Rust & Stardust; Bestseller

This one made me cry. I know, I read the "Real Lolita" a few weeks ago, but somehow this fictionalized version was even more heartbreaking. Sally Horner is kidnapped by Frank La Salle and taken from New Jersey to Baltimore, Texas, and finally California before Sally has a friendly neighbor call her sister and brother in law, who call the FBI and rescue her. Poor tragic girl. It was extremely well written, I thought Greenwood did an excellent job.

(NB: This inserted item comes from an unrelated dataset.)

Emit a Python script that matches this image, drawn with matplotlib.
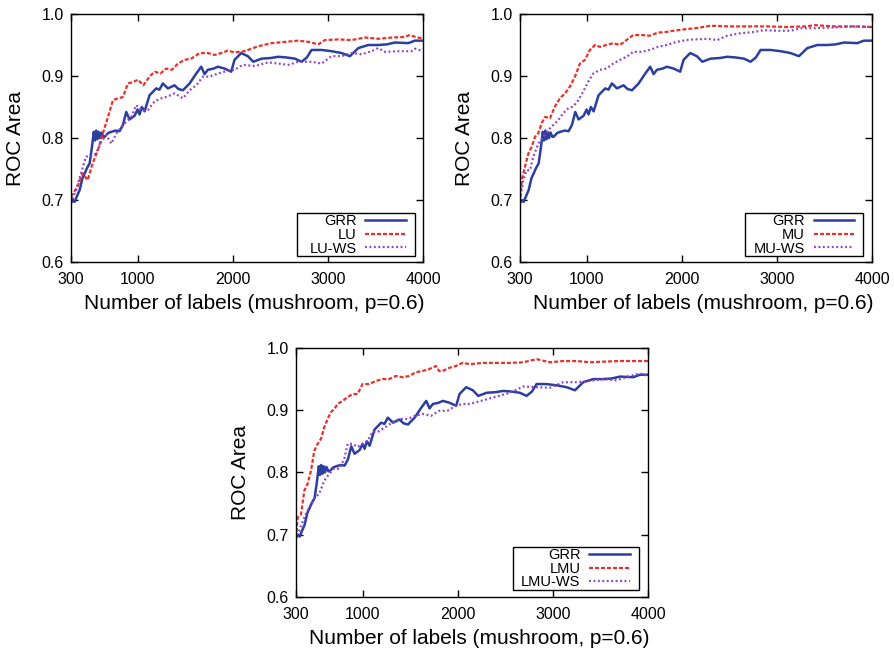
import matplotlib
matplotlib.use('Agg')
import matplotlib.pyplot as plt
from matplotlib.patches import Rectangle

plt.rcParams.update({
    'font.family': ['Liberation Sans', 'DejaVu Sans'],
    'axes.linewidth': 1.0,
})

# GRR baseline (same curve in all three panels)
grr_x = [300, 320, 338, 360, 391, 420, 444, 470, 496, 520, 540, 552, 565, 578, 590, 605, 620, 640,
         654, 690, 724, 770, 811, 846, 881, 916, 969, 1000, 1021, 1045, 1074, 1100, 1126, 1196, 1230,
         1266, 1319, 1389, 1430, 1477, 1547, 1617, 1669, 1704, 1739, 1800, 1844, 1914, 1984, 2019,
         2089, 2159, 2216, 2304, 2400, 2479, 2560, 2654, 2724, 2780, 2829, 2934, 3039, 3144, 3232,
         3320, 3425, 3530, 3620, 3705, 3845, 3915, 4000]
grr_y = [0.695, 0.700, 0.697, 0.705, 0.716, 0.735, 0.743, 0.752, 0.759, 0.785, 0.810, 0.796, 0.812,
         0.798, 0.810, 0.800, 0.809, 0.802, 0.802, 0.808, 0.810, 0.812, 0.811, 0.821, 0.842, 0.830,
         0.836, 0.846, 0.838, 0.850, 0.843, 0.856, 0.869, 0.880, 0.878, 0.888, 0.880, 0.885, 0.879,
         0.877, 0.888, 0.904, 0.915, 0.903, 0.910, 0.912, 0.915, 0.912, 0.907, 0.926, 0.937, 0.932,
         0.923, 0.928, 0.929, 0.931, 0.930, 0.928, 0.923, 0.930, 0.942, 0.942, 0.940, 0.937, 0.932,
         0.945, 0.950, 0.950, 0.951, 0.954, 0.953, 0.957, 0.957]

# Panel 1: LU, LU-WS
lu_x = [300, 340, 370, 400, 423, 475, 528, 584, 636, 689, 741, 794, 846, 899, 950, 1004, 1060, 1126,
        1179, 1240, 1301, 1360, 1424, 1494, 1564, 1652, 1739, 1809, 1880, 1949, 2019, 2124, 2269,
        2409, 2549, 2689, 2800, 2899, 2969, 3109, 3250, 3390, 3530, 3670, 3810, 3860, 3940, 4000]
lu_y = [0.705, 0.715, 0.722, 0.735, 0.743, 0.732, 0.759, 0.781, 0.808, 0.834, 0.861, 0.864, 0.866,
        0.888, 0.890, 0.894, 0.885, 0.899, 0.907, 0.904, 0.912, 0.910, 0.920, 0.926, 0.928, 0.937,
        0.937, 0.934, 0.937, 0.941, 0.938, 0.940, 0.948, 0.953, 0.955, 0.957, 0.955, 0.951, 0.958,
        0.959, 0.958, 0.962, 0.960, 0.962, 0.963, 0.966, 0.962, 0.961]
luws_x = [300, 353, 405, 458, 510, 563, 619, 671, 724, 776, 829, 881, 934, 986, 1039, 1109, 1179,
          1249, 1319, 1389, 1477, 1547, 1617, 1687, 1757, 1844, 1914, 2019, 2106, 2234, 2374, 2584,
          2689, 2829, 2934, 3039, 3144, 3250, 3355, 3460, 3530, 3600, 3740, 3880, 3915, 4000]
luws_y = [0.695, 0.716, 0.743, 0.770, 0.770, 0.775, 0.794, 0.805, 0.791, 0.807, 0.818, 0.826, 0.834,
          0.853, 0.845, 0.845, 0.859, 0.864, 0.867, 0.872, 0.864, 0.877, 0.885, 0.899, 0.899, 0.904,
          0.907, 0.910, 0.918, 0.916, 0.922, 0.918, 0.923, 0.923, 0.920, 0.932, 0.932, 0.937, 0.935,
          0.940, 0.945, 0.939, 0.940, 0.940, 0.944, 0.940]

# Panel 2: MU, MU-WS
mu_x = [300, 318, 353, 388, 423, 458, 493, 528, 563, 615, 668, 720, 773, 825, 878, 930, 983, 1035,
        1088, 1140, 1210, 1280, 1350, 1420, 1490, 1580, 1665, 1750, 1840, 1910, 2016, 2139, 2304,
        2500, 2700, 2900, 3100, 3300, 3400, 3600, 3800, 4000]
mu_y = [0.695, 0.732, 0.754, 0.775, 0.786, 0.802, 0.808, 0.824, 0.834, 0.832, 0.851, 0.864, 0.872,
        0.883, 0.899, 0.920, 0.926, 0.942, 0.950, 0.947, 0.950, 0.953, 0.950, 0.958, 0.966, 0.966,
        0.965, 0.970, 0.971, 0.973, 0.975, 0.977, 0.981, 0.980, 0.980, 0.980, 0.979, 0.980, 0.982,
        0.980, 0.980, 0.979]
muws_x = [300, 335, 370, 405, 440, 493, 545, 598, 650, 703, 755, 808, 860, 913, 965, 1018, 1070,
          1140, 1210, 1280, 1350, 1420, 1490, 1580, 1665, 1750, 1840, 1946, 2051, 2129, 2269, 2374,
          2479, 2619, 2759, 2864, 3004, 3144, 3250, 3390, 3530, 3700, 3850, 4000]
muws_y = [0.700, 0.732, 0.748, 0.748, 0.770, 0.791, 0.802, 0.813, 0.821, 0.829, 0.840, 0.848, 0.851,
          0.861, 0.875, 0.891, 0.904, 0.910, 0.912, 0.920, 0.926, 0.931, 0.939, 0.939, 0.942, 0.947,
          0.950, 0.955, 0.958, 0.959, 0.960, 0.958, 0.965, 0.969, 0.971, 0.974, 0.973, 0.973, 0.977,
          0.977, 0.978, 0.979, 0.980, 0.979]

# Panel 3: LMU, LMU-WS
lmu_x = [300, 318, 353, 388, 423, 458, 493, 528, 563, 598, 633, 668, 703, 738, 790, 843, 895, 948,
         1000, 1070, 1140, 1210, 1280, 1350, 1420, 1490, 1560, 1630, 1700, 1770, 1805, 1840, 1910,
         1980, 2050, 2129, 2269, 2409, 2549, 2689, 2829, 2969, 3109, 3250, 3390, 3530, 3700, 4000]
lmu_y = [0.695, 0.728, 0.733, 0.771, 0.782, 0.803, 0.835, 0.846, 0.854, 0.873, 0.886, 0.897, 0.902,
         0.910, 0.915, 0.921, 0.926, 0.926, 0.942, 0.942, 0.947, 0.950, 0.950, 0.955, 0.953, 0.955,
         0.961, 0.963, 0.966, 0.971, 0.963, 0.963, 0.968, 0.971, 0.976, 0.974, 0.976, 0.976, 0.976,
         0.977, 0.982, 0.977, 0.979, 0.979, 0.977, 0.978, 0.979, 0.979]
lmuws_x = [300, 335, 388, 440, 493, 545, 598, 650, 703, 755, 808, 843, 895, 948, 1000, 1053, 1105,
           1158, 1210, 1263, 1315, 1385, 1472, 1550, 1630, 1720, 1805, 1890, 1980, 2050, 2129, 2269,
           2409, 2549, 2689, 2829, 2969, 3109, 3250, 3390, 3530, 3670, 3810, 3915, 4000]
lmuws_y = [0.700, 0.707, 0.728, 0.745, 0.758, 0.766, 0.787, 0.798, 0.806, 0.806, 0.822, 0.846, 0.846,
           0.841, 0.846, 0.851, 0.865, 0.865, 0.870, 0.875, 0.881, 0.886, 0.886, 0.891, 0.894, 0.891,
           0.899, 0.899, 0.907, 0.910, 0.910, 0.916, 0.922, 0.928, 0.938, 0.937, 0.936, 0.945, 0.945,
           0.947, 0.950, 0.948, 0.955, 0.959, 0.955]

panels = [
    ('LU', 'LU-WS', lu_x, lu_y, luws_x, luws_y),
    ('MU', 'MU-WS', mu_x, mu_y, muws_x, muws_y),
    ('LMU', 'LMU-WS', lmu_x, lmu_y, lmuws_x, lmuws_y),
]

xticks = [300, 1000, 2000, 3000, 4000]
yticks = [0.6, 0.7, 0.8, 0.9, 1.0]

c_grr = '#2b3f9e'
c_red = '#e8312a'
c_purple = '#8e44c8'

fig = plt.figure(figsize=(8.95, 6.51), dpi=100)
# axes rects (figure fraction) and legend frame boxes (axes fraction: x0, y0, x1, y1)
rects = [
    [0.0793, 0.5975, 0.3933, 0.381],
    [0.581, 0.5975, 0.3933, 0.381],
    [0.3307, 0.083, 0.3933, 0.3825],
]
leg_boxes = [
    (0.642, 0.024, 0.977, 0.198),
    (0.639, 0.024, 0.975, 0.198),
    (0.616, 0.028, 0.974, 0.201),
]

for rect, lbox, (name, ws_name, rx, ry, px, py) in zip(rects, leg_boxes, panels):
    ax = fig.add_axes(rect)
    ax.plot(grr_x, grr_y, color=c_grr, lw=1.8, label='GRR')
    ax.plot(rx, ry, color=c_red, lw=1.6, linestyle=(0, (1.8, 0.9)), label=name)
    ax.plot(px, py, color=c_purple, lw=1.6, linestyle=(0, (0.85, 1.15)), label=ws_name)

    ax.set_xlim(300, 4000)
    ax.set_ylim(0.6, 1.0)
    ax.set_xticks(xticks)
    ax.set_yticks(yticks)
    ax.set_yticklabels([f'{t:.1f}' for t in yticks])
    ax.tick_params(direction='in', top=True, right=True, length=5, width=1, labelsize=11.5)
    ax.tick_params(axis='x', pad=7)
    ax.tick_params(axis='y', pad=5)
    ax.set_xlabel('Number of labels (mushroom, p=0.6)', fontsize=15)
    ax.xaxis.set_label_coords(0.52, -0.128)
    ax.set_ylabel('ROC Area', fontsize=15, labelpad=12)

    # legend frame drawn by hand so the box matches the original proportions
    x0, y0, x1, y1 = lbox
    ax.add_patch(Rectangle((x0, y0), x1 - x0, y1 - y0, transform=ax.transAxes,
                           facecolor='white', edgecolor='black', lw=1.0, zorder=4))
    leg = ax.legend(loc='lower right', bbox_to_anchor=(x1 - 0.025, y0 + 0.002),
                    borderaxespad=0, borderpad=0, markerfirst=False, fontsize=10.5,
                    handlelength=2.8, labelspacing=-0.03, handletextpad=0.6, frameon=False)
    leg.set_zorder(5)

fig.savefig('out.png', dpi=100)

This book could have benefited from an editor. It was insanely repetitive. Did you know that Mary Higgins Clark's books come out around May each year? I do, because he mentioned it no less than seven times. He summarized "Misery" by Stephen King three times in three pages, using basically the same verbiage. I had to keep checking to make sure I wasn't going backwards instead of forwards. And he referred to "From a Buick 8" as "From a Buick 6". I'm sure there were many others I didn't catch. It wasn't as interesting as I hoped it would be, all it did was add to my "to read" list, which is already at approximately 8,000,000 titles and I'll have to live another 500 years to read them all. Oh well. What was interesting was how the list has changed in the last 20 years or so, with the rise of the internet. Books are no longer on the bestseller list for months at a time, they change much faster. I think (this is just my opinion, he didn't offer one) that publishing goes faster. Back in the day, an author would have to type out his manuscript and send it to the publisher, who would send it back with edits and changes, and back and forth and back and forth, and now all that's done much quicker in email.